Active management is an investment strategy where a portfolio manager or a team of professionals actively make decisions and adjustments to the portfolio with the goal of outperforming a specific benchmark or the overall market. In active management, investment decisions are made based on market analysis, research, and the manager's judgment, rather than simply replicating the performance of a market index or passive investment approach.
Active managers extensively analyze financial markets, economic data, and individual securities to identify investment opportunities they believe will lead to superior returns. They frequently buy and sell securities to capitalize on short-term market movements and take advantage of perceived opportunities. Additionally, they manage risk by adjusting holdings based on changing market conditions and their outlook for various asset classes. They have the flexibility to deviate from the composition of the benchmark index, allowing them to overweight or underweight specific sectors or securities.

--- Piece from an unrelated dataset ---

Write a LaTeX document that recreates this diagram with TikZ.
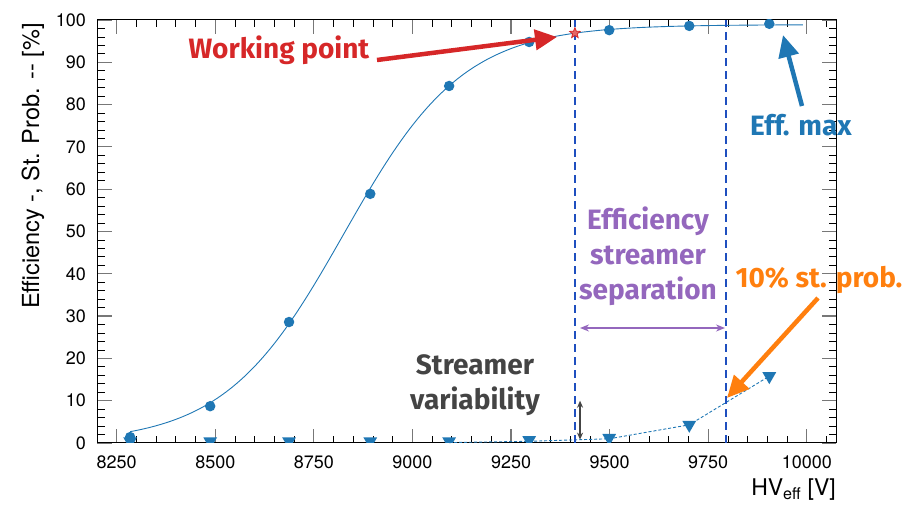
\documentclass[tikz,border=0pt]{standalone}
\usepackage{fontspec}
\setmainfont{TeX Gyre Heros}
\newfontfamily\annfont{Fira Sans}
\usetikzlibrary{arrows.meta,shapes.geometric}
\definecolor{effblue}{HTML}{1F77B4}
\definecolor{vblue}{HTML}{1F4FBF}
\definecolor{wred}{HTML}{D62728}
\definecolor{sorange}{HTML}{FF7F0E}
\definecolor{spurple}{HTML}{9467BD}
\definecolor{dgrey}{HTML}{444444}
\definecolor{tickgrey}{HTML}{777777}
\tikzset{
  effdot/.style={circle,fill=effblue,inner sep=0pt,minimum size=10.5pt},
  sttri/.style={regular polygon,regular polygon sides=3,shape border rotate=180,fill=effblue,inner sep=0pt,minimum size=16pt},
  annot/.style={font=\annfont\bfseries\fontsize{28}{35}\selectfont,align=center,inner sep=0pt},
  ticklab/.style={font=\fontsize{18}{20}\selectfont,inner sep=0pt},
  bigarrow/.style={line width=4.5pt,-{Triangle[length=22pt,width=20pt]}},
  vdash/.style={draw=vblue,line width=2pt,dash pattern=on 8pt off 5pt},
}
\begin{document}
\begin{tikzpicture}[x=1pt,y=1pt]
\useasboundingbox (0,0) rectangle (908,509);
\begin{scope}[x=0.3943pt,y=4.23pt,shift={(-3136.26pt,66pt)}]
  % ticks x
  \foreach \v in {8250,8300,...,10050}{
    \draw[black,line width=0.8pt] (\v,0) -- ++(0pt,7pt);
    \draw[black,line width=0.8pt] (\v,100) -- ++(0pt,-7pt);
  }
  \foreach \v in {8250,8500,...,10000}{
    \draw[tickgrey,line width=1.2pt] (\v,0) -- ++(0pt,14pt);
    \draw[tickgrey,line width=1.2pt] (\v,100) -- ++(0pt,-14pt);
    \node[ticklab] (xl\v) at (\v,0) [yshift=-19.5pt] {\v};
  }
  % ticks y
  \foreach \e in {2,4,...,98}{
    \draw[black,line width=0.8pt] (8200,\e) -- ++(8pt,0pt);
    \draw[black,line width=0.8pt] (10075,\e) -- ++(-7pt,0pt);
  }
  \foreach \e in {0,10,...,100}{
    \draw[tickgrey,line width=1.2pt] (8200,\e) -- ++(15pt,0pt);
    \draw[tickgrey,line width=1.2pt] (10075,\e) -- ++(-14pt,0pt);
    \node[ticklab,anchor=east] (yl\e) at (8200,\e) [xshift=-11pt] {\e};
  }
  \draw[black,line width=1pt] (8200,0) rectangle (10075,100);
  % fit curve
  \draw[effblue,line width=0.9pt] plot[domain=8284:9990,samples=120,smooth] (\x,{98.9/(1+exp(-0.0066*(\x-8826)))});
  % streamer dashed
  \coordinate (s0) at (9093,0.1);
  \coordinate (s1) at (9296,0.4);
  \coordinate (s2) at (9499,1.0);
  \coordinate (s3) at (9702,4.3);
  \coordinate (s4) at (9905,15.8);
  \draw[effblue,line width=0.9pt,dash pattern=on 3pt off 2pt] (s0) -- (s1) -- (s2) -- (s3) -- (s4);
  % vertical lines
  \coordinate (v1b) at (9412,0); \coordinate (v1t) at (9412,100);
  \coordinate (v2b) at (9794,0); \coordinate (v2t) at (9794,100);
  \draw[vdash] (v1b) -- (v1t);
  \draw[vdash] (v2b) -- (v2t);
  % markers (clipped)
  \begin{scope}
    \clip (8200,0) rectangle (10075,100);
    \foreach \v/\s [count=\i] in {8284/0.4,8487/0.4,8687/0.4,8893/0.4,9093/0.4,9296/0.7,9499/1.2,9702/4.3,9905/15.8}{
      \node[sttri] (t\i) at (\v,\s) {};
    }
    \foreach \v/\e [count=\i] in {8284/1.4,8487/8.7,8687/28.6,8893/58.9,9093/84.4,9296/94.8,9499/97.6,9702/98.6,9905/99.1}{
      \node[effdot] (e\i) at (\v,\e) {};
    }
  \end{scope}
  \node[star,star points=5,star point ratio=2.3,minimum size=11pt,inner sep=0pt,draw=wred,fill=wred!70,line width=0.8pt] (wp) at (9412,96.9) {};
  % small double arrow
  \coordinate (sv1) at (9425,0.8);
  \coordinate (sv2) at (9425,10);
  \draw[dgrey,line width=1.5pt,{Stealth[length=7pt,width=6pt]}-{Stealth[length=7pt,width=6pt]}] (sv1) -- (sv2);
\end{scope}
% axis titles
\node[font=\fontsize{23.5}{25}\selectfont,rotate=90,inner sep=0pt] (ylab) at (33,343) {Efficiency -, St. Prob. -{}- [\%]};
\node[font=\fontsize{23}{25}\selectfont,anchor=east,inner sep=0pt] (xlab) at (836,19) {HV\textsubscript{eff} [V]};
% annotations
\node[annot,text=wred] (wpt) at (279,459) {Working point};
\coordinate (wa1) at (377,449);
\coordinate (wa2) at (557,472);
\draw[bigarrow,wred] (wa1) -- (wa2);
\node[annot,text=effblue] (emax) at (801,384) {Eff. max};
\coordinate (ea1) at (802,403);
\coordinate (ea2) at (783,474);
\draw[bigarrow,effblue] (ea1) -- (ea2);
\node[annot,text=dgrey] (strv) at (475,124) {Streamer\\variability};
\node[annot,text=spurple] (esep) at (648,253) {Efficiency\\streamer\\separation};
\coordinate (pa1) at (580,181);
\coordinate (pa2) at (725,181);
\draw[spurple,line width=1.5pt,{Stealth[length=9pt,width=7pt]}-{Stealth[length=9pt,width=7pt]}] (pa1) -- (pa2);
\node[annot,text=sorange] (tenp) at (819,229) {10\% st. prob.};
\coordinate (oa1) at (818,211);
\coordinate (oa2) at (727,111);
\draw[bigarrow,sorange] (oa1) -- (oa2);
\end{tikzpicture}
\end{document}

The aim is to generate above-average returns and beat the market. However, there is a risk of underperforming the market or the benchmark index. Additionally, actively managed funds may come with higher fees compared to passive strategies, as the costs of research, analysis, and trading get passed on to the investors.
Active management is commonly found in actively managed mutual funds, hedge funds, and some separately managed accounts. Investors who choose active management believe the portfolio manager's expertise and skill can lead to superior returns compared to passive strategies like index funds, where the goal is to match the performance of a specific market index.